The Production Certificate state — his policy-fiction terminus

This section is flagged as Sterling’s fiction — his proposed policy, not existing law. It is grounded entirely in the real history above; it is the satirical extrapolation, the workhouse made digital. The design move is to take the 1834 workhouse test, the corporate-welfare labor subsidy, and work-requirement conditionality, and walk them, by visible logical steps, to the terminus the respectable voices stop short of.

The proposal: public sustenance — food assistance, housing aid, medical aid — would be available only to a person who presents a weekly Production Certificate, a document validated by a propertied employer-sponsor attesting that the bearer is in productive use. No certificate, no relief. An “idle mouth” could not be fed by the state unless a productive citizen certified its use.
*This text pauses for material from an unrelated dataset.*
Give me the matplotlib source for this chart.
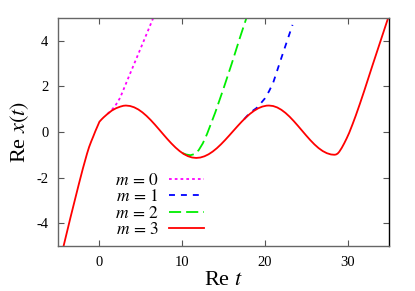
import matplotlib
matplotlib.use("Agg")
import matplotlib.pyplot as plt

plt.rcParams['font.family'] = ['Liberation Serif', 'DejaVu Serif']
plt.rcParams['mathtext.fontset'] = 'stix'

# m = 3 (full curve)
t3 = [-4.4, -3.5, -2.5, -2.0, -1.5, -1.25, -1.0, -0.75, -0.5, -0.25, 0.0, 0.25, 0.5, 0.75,
      1.0, 1.5, 2.0, 2.5, 2.9, 3.2, 3.7, 4.2, 4.7, 5.2, 5.7, 6.2, 6.7, 7.2, 7.7, 8.2, 8.7,
      9.2, 9.7, 10.2, 10.7, 11.2, 11.7, 12.2, 12.7, 13.2, 13.7, 14.2, 14.7, 15.2, 15.7,
      16.2, 16.7, 17.2, 17.7, 18.2, 18.7, 19.2, 19.7, 20.2, 20.5, 21.0, 21.5, 22.0, 22.5,
      23.0, 23.5, 24.0, 24.5, 25.0, 25.5, 26.0, 26.5, 27.0, 27.5, 28.0, 28.4, 28.6, 28.8,
      29.0, 29.3, 29.6, 29.9, 30.2, 30.6, 31.0, 31.5, 32.0, 33.0, 34.0, 35.0]
x3 = [-5.1, -3.75, -2.3, -1.6, -0.95, -0.66, -0.42, -0.2, 0.03, 0.24, 0.45, 0.55, 0.64, 0.72,
      0.80, 0.94, 1.04, 1.11, 1.15, 1.16, 1.14, 1.082, 0.988, 0.86, 0.703, 0.523, 0.325,
      0.116, -0.096, -0.305, -0.503, -0.683, -0.84, -0.968, -1.062, -1.12, -1.14, -1.122,
      -1.067, -0.979, -0.859, -0.712, -0.541, -0.353, -0.154, 0.051, 0.254, 0.45, 0.632,
      0.794, 0.93, 1.039, 1.114, 1.155, 1.16, 1.139, 1.076, 0.973, 0.836, 0.669, 0.478,
      0.272, 0.059, -0.154, -0.358, -0.545, -0.707, -0.837, -0.931, -0.987, -1.0, -0.99,
      -0.95, -0.87, -0.7, -0.5, -0.28, -0.04, 0.33, 0.72, 1.24, 1.78, 2.9, 4.0, 5.1]

# m = 0
t0 = [1.0, 1.5, 2.0, 2.5, 3.5, 4.5, 5.5, 6.5, 7.0]
x0 = [0.80, 0.97, 1.2, 1.5, 2.38, 3.25, 4.12, 5.0, 5.4]

# m = 1
t1 = [17.5, 18.0, 18.5, 19.0, 19.5, 20.0, 20.5, 21.0, 22.0, 23.35]
x1 = [0.56, 0.76, 0.92, 1.05, 1.25, 1.47, 1.78, 2.15, 3.25, 4.7]

# m = 2
t2 = [10.0, 10.5, 11.0, 11.5, 12.0, 12.5, 13.0, 14.0, 15.0, 16.0, 17.0, 18.0]
x2 = [-0.92, -0.99, -1.02, -0.97, -0.80, -0.5, -0.1, 0.85, 1.9, 3.0, 4.15, 5.25]

labels = [r'$m\,=\,0$', r'$m\,=\,1$', r'$m\,=\,2$', r'$m\,=\,3$']
xticks = [0, 10, 20, 30]
yticks = [-4, -2, 0, 2, 4]

fig = plt.figure(figsize=(4.15, 2.91), dpi=100)
ax = fig.add_axes([0.14, 0.155, 0.797, 0.783])

lw = 1.3
ax.plot(t0, x0, color='#ff00ff', lw=lw, linestyle=(0, (1.5, 1.7)), label=labels[0])
ax.plot(t1, x1, color='#0000ff', lw=lw, linestyle=(0, (3.3, 3.3)), label=labels[1])
ax.plot(t2, x2, color='#00ee00', lw=lw, linestyle=(0, (6.7, 2.8)), label=labels[2])
ax.plot(t3, x3, color='#ff0000', lw=lw, linestyle='-', label=labels[3])

ax.set_xlim(-5, 35)
ax.set_ylim(-5, 5)
ax.set_xticks(xticks)
ax.set_xticklabels([str(v) for v in xticks])
ax.set_yticks(yticks)
ax.set_yticklabels([str(v) for v in yticks])
ax.tick_params(direction='in', top=True, right=True, length=4, width=0.8,
               labelsize=10.5, color='#555555', pad=7)
for s in ax.spines.values():
    s.set_color('#666666')
    s.set_linewidth(1.0)
ax.spines['right'].set_color('black')

ax.set_xlabel('Re $t$', fontsize=16, labelpad=1.5)
ax.set_ylabel('Re $x(t)$', fontsize=16, labelpad=4)

leg = ax.legend(loc='lower left', bbox_to_anchor=(0.14, -0.01), frameon=False,
                markerfirst=False, fontsize=12.5, handlelength=2.0, handletextpad=0.6,
                labelspacing=0.0, borderaxespad=0.4, borderpad=0.2)

fig.savefig('out.png', dpi=100)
His term for the regime is, again, Subsistence Eligibility Verification.

Sterling presents it as merely making the present honest. The state already pays the maintenance of his workforce — the $152.8 billion a year, the GAO SNAP and Medicaid finding. The Production Certificate, in his pitch, only formalizes that dependency, converting the worker’s relief into an instrument the employer controls: the worker would need the certificate as much as the wage, and the sponsor’s signature would become a second leash. It fuses the Walmart model (the state pays maintenance) with employer control of status and the workhouse test (relief conditioned on accepting any productive use), and closes the last gap in the loop — the worker who could once survive an off-season on public aid now could not, because relief itself would flow through the employer’s hand.

His pitch lines turn the reader’s own conceded premises against them: “The 1834 commissioners built the workhouse from brick because brick was the available technology. I have a database. The Production Certificate is the workhouse with the walls removed and the door moved inside the worker’s own pay stub.” And: “You already pay to feed my labor. I am proposing only that you stop paying to feed labor I have not certified. Surely a fiscal conservative cannot object to that.” And: “Less eligibility was always the law. I am merely the one willing to issue the eligibility.”
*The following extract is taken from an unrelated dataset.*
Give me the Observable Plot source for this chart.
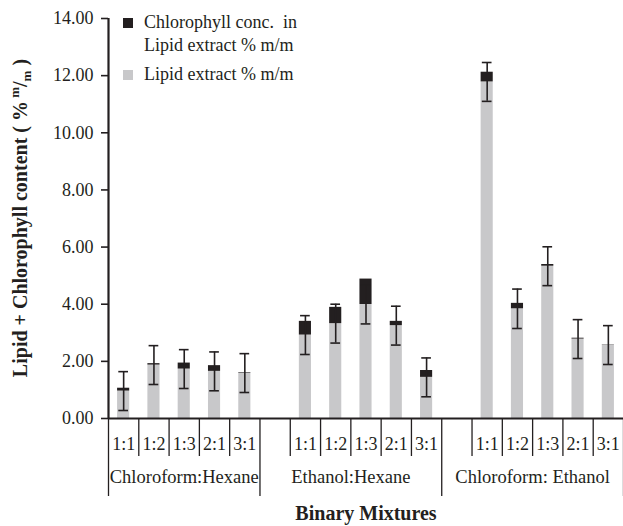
<!DOCTYPE html>
<html>
<head>
<meta charset="utf-8">
<script src="https://cdn.jsdelivr.net/npm/d3@7"></script>
<script src="https://cdn.jsdelivr.net/npm/@observablehq/plot@0.6"></script>
<style>
  html, body { margin: 0; padding: 0; background: #fff; }
  #chart { width: 623px; height: 526px; position: relative; }
</style>
</head>
<body>
<div id="chart"></div>
<script>
// ---- data ----
const groups = ["Chloroform:Hexane", "Ethanol:Hexane", "Chloroform: Ethanol"];
const ratios = ["1:1", "1:2", "1:3", "2:1", "3:1"];
const lipid = [0.96, 1.87, 1.73, 1.65, 1.59,
               2.92, 3.32, 3.99, 3.25, 1.44,
               11.78, 3.84, 5.33, 2.78, 2.57];
const chlorophyll = [0.10, 0.05, 0.21, 0.20, 0.02,
                     0.48, 0.57, 0.89, 0.15, 0.24,
                     0.34, 0.19, 0.06, 0.03, 0.01];
const errors = [0.68, 0.68, 0.68, 0.68, 0.68,
                0.68, 0.68, 0.68, 0.68, 0.68,
                0.68, 0.69, 0.68, 0.68, 0.68];
const yTicks = [0, 2, 4, 6, 8, 10, 12, 14];
const legendItems = [
  {label: ["Chlorophyll conc.  in", "Lipid extract % m/m"], color: "#231f20"},
  {label: ["Lipid extract % m/m"], color: "#c8c8ca"}
];

// ---- table ----
const slotsPerGroup = ratios.length + 1; // one empty slot between groups
const rows = [];
groups.forEach((g, gi) => ratios.forEach((r, ri) => {
  const k = gi * ratios.length + ri;
  rows.push({group: g, ratio: r, slot: gi * slotsPerGroup + ri,
             lipid: lipid[k], chl: chlorophyll[k], err: errors[k]});
}));
const nSlots = groups.length * slotsPerGroup - 1;
const groupEdges = [0, ratios.length, slotsPerGroup + ratios.length, nSlots];
const groupSpans = groups.map((g, gi) => ({group: g, x: (groupEdges[gi] + groupEdges[gi + 1]) / 2}));
const shortTicks = d3.range(1, nSlots).filter(s => !groupEdges.includes(s));

const ink = "#231f20";
const barW = 0.4, capW = 0.16;

const plot = Plot.plot({
  width: 623, height: 526,
  marginLeft: 108, marginRight: 0, marginTop: 18, marginBottom: 108,
  style: {fontFamily: "'Liberation Serif', serif", fontSize: "18px", color: ink, background: "#fff"},
  x: {domain: [0, nSlots], axis: null},
  y: {domain: [0, 14], axis: null},
  marks: [
    // bars
    Plot.rect(rows, {x1: d => d.slot + 0.5 - barW / 2, x2: d => d.slot + 0.5 + barW / 2,
                     y1: 0, y2: "lipid", fill: "#c8c8ca"}),
    Plot.rect(rows, {x1: d => d.slot + 0.5 - barW / 2, x2: d => d.slot + 0.5 + barW / 2,
                     y1: "lipid", y2: d => d.lipid + d.chl, fill: ink}),
    // error bars
    Plot.ruleX(rows, {x: d => d.slot + 0.5, y1: d => d.lipid - d.err, y2: d => d.lipid + d.err,
                      stroke: ink, strokeWidth: 1.6}),
    Plot.ruleY(rows, {y: d => d.lipid + d.err, x1: d => d.slot + 0.5 - capW, x2: d => d.slot + 0.5 + capW,
                      stroke: ink, strokeWidth: 1.6}),
    Plot.ruleY(rows, {y: d => d.lipid - d.err, x1: d => d.slot + 0.5 - capW, x2: d => d.slot + 0.5 + capW,
                      stroke: ink, strokeWidth: 1.6}),
    // y axis
    Plot.axisY({ticks: yTicks, tickFormat: d => d.toFixed(2), tickSize: 7, tickPadding: 8,
                stroke: ink, strokeWidth: 1.6, fontSize: 18, label: null}),
    Plot.ruleX([0], {y1: 0, y2: 14, stroke: ink, strokeWidth: 2.2}),
    // x axis
    Plot.ruleY([0], {stroke: ink, strokeWidth: 2.2}),
    Plot.axisX({ticks: shortTicks, tickSize: 38, tickFormat: () => "", stroke: ink, strokeWidth: 1.3, label: null}),
    Plot.axisX({ticks: groupEdges, tickSize: 78, tickFormat: () => "", stroke: ink, strokeWidth: 1.3, label: null}),
    Plot.text(rows, {x: d => d.slot + 0.5, text: "ratio", frameAnchor: "bottom", lineAnchor: "bottom",
                     dy: 31, fill: ink, fontSize: 18}),
    Plot.text(groupSpans, {x: "x", text: "group", frameAnchor: "bottom", lineAnchor: "bottom",
                           dy: 64, fill: ink, fontSize: 18.5}),
    Plot.text(["Binary Mixtures"], {frameAnchor: "bottom", lineAnchor: "bottom", dy: 101,
                                    fill: ink, fontSize: 20, fontWeight: "bold"})
  ]
});
document.getElementById("chart").appendChild(plot);

// y-axis title with superscript / subscript
const svg = d3.select(plot);
const yl = svg.append("text")
  .attr("transform", "translate(27,218) rotate(-90)")
  .attr("text-anchor", "middle")
  .attr("font-family", "'Liberation Serif', serif")
  .attr("font-size", 20).attr("font-weight", "bold").attr("fill", ink);
yl.append("tspan").text("Lipid + Chlorophyll content ( %");
yl.append("tspan").attr("font-size", 13).attr("dy", -8).text(" m");
yl.append("tspan").attr("dy", 8).text("/");
yl.append("tspan").attr("font-size", 13).attr("dy", 4).text("m");
yl.append("tspan").attr("dy", -4).text(" )");

// legend
const lg = svg.append("g").attr("font-family", "'Liberation Serif', serif").attr("font-size", 18)
  .attr("fill", ink).attr("text-anchor", "start");
let ly = 18;
legendItems.forEach(item => {
  lg.append("rect").attr("x", 123).attr("y", ly).attr("width", 10).attr("height", 10).attr("fill", item.color);
  item.label.forEach((line, li) => {
    lg.append("text").attr("x", 144).attr("y", ly + 10 + li * 22.5).text(line);
  });
  ly += 52;
});
</script>
</body>
</html>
The Production Certificate is the one major Sterling proposal that is fiction. Everything it is built from — the 1834 test, less eligibility, the corporate-welfare subsidy, work requirements, ABAWD time limits, Medicaid waivers, employer status-control, the convict-leasing punishment clause — is real and cited above. The satire is that the fiction is a short, visible step from premises already in force.

How to read him

Everything in this dossier except the Production Certificate is real and checkable, and the proposal itself is assembled entirely from real parts — that is the engine: a monstrous proposal one short, visible step from policy already in force. The piece punches up, at the extractor class and at the euphemism that launders welfare-as-discipline; the worker on the workhouse diet, the leased convict, the harvested migrant, and the family on the public subsidy are defended, never mocked. Sterling stays cold — the accounting voice, the 59°F calculation stated as ergonomics, the less-eligibility doctrine quoted as admiration — and the serenity is the point. He never softens and never disclaims inside his own voice. The disclosure that he is a fiction rides above the work, not inside his mouth — which is exactly where this page keeps it.